In many ways, spice is as important to Rapscallion's recipes as the fruit. Gregor compares his use of spice to the way a chef builds a stock. “Without spice, our drinks would be weak, relatively unbalanced and flat in character,” he says. “There would be no leading edge to enjoy.”
Packed with aromatic oils and a deep warmth, Tellicherry peppercorns help to lift the natural accents of the lemon zest. To force the woody, earthy spices from the corns, it’s added to freezing cold freshwater and charged under pressure.
Depending on how and when he adds spice into a blend, Gregor can also manipulate mouthfeel.
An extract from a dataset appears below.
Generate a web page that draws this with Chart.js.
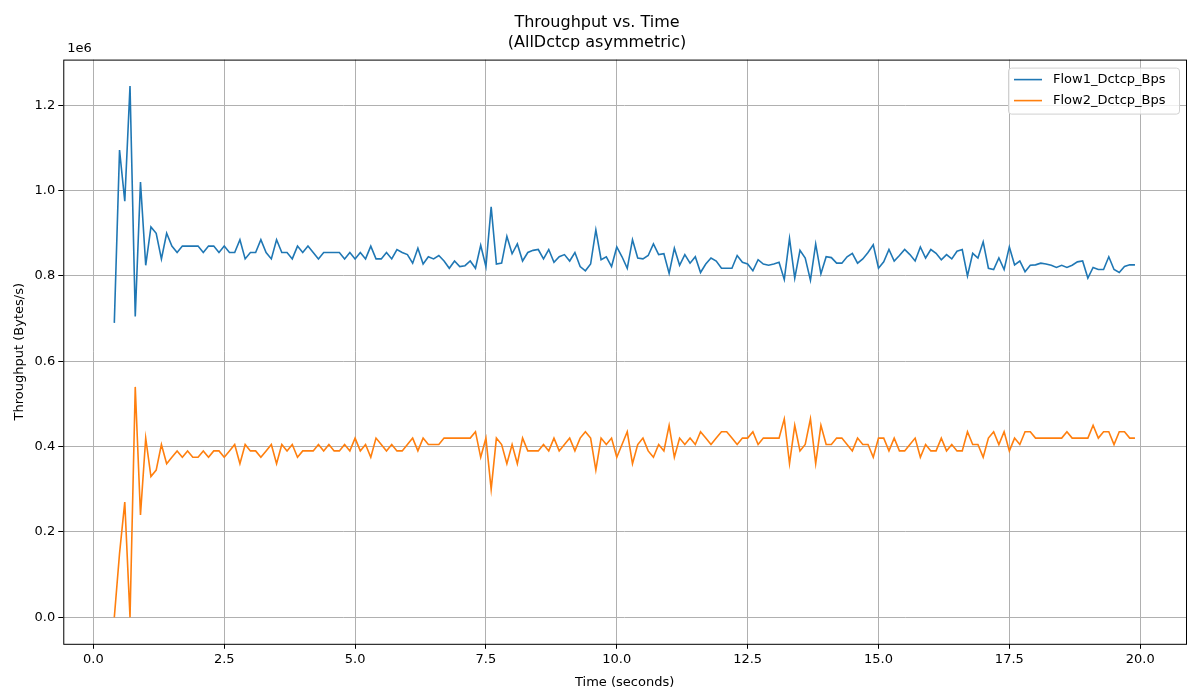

Using different techniques, he can create a gentle burning sensation, a more rounded feel, or make spice the final note on your palate. “Spice is a vital anchor in everything we do,” he says.
But one of the greatest enhancers of flavour is also intrinsic to the category: the fizz itself. “The bubbles have an ability to lift nuance and atomise or aerate raw ingredients right before you swallow,” says Gregor. “All the little flavour compounds are released in tiny bursts. So your enjoyment with a slightly fizzy product will be greater than with one that’s flat.”

Rapscallion uses recycled CO2 to carbonate their cans. In fact, their whole production process has been carefully designed to minimise waste and emissions, with all machinery running on renewable energy.
That focus on sustainability, quality and provenance is exactly what drew us to Rapscallion in the first place. “It’s a nice feeling when there’s alignment," says Gregor. “Since we partnered in May last year, it’s been nothing short of electric. You shot us onto a national scale that I could never have even dreamed of, it’s wild.”
The company has doubled in size each year for the past two years, and Gregor expects it'll grow by another 150% in the near future. “We've picked a fight with some of the biggest soft drinks companies in the world,” says Gregor. “We're trying to prove that even on a small scale, if you respect your raw ingredients, all you need is the right techniques to make a lime bitter or sweet.”
For all that ambition, Gregor’s passion is still rooted in a single moment. “From a very young age, I’ve always enjoyed seeing that reaction: when someone drinks what you've made for them, and their eyes light up, and they pause,” says Gregor. “I’m still addicted to that.”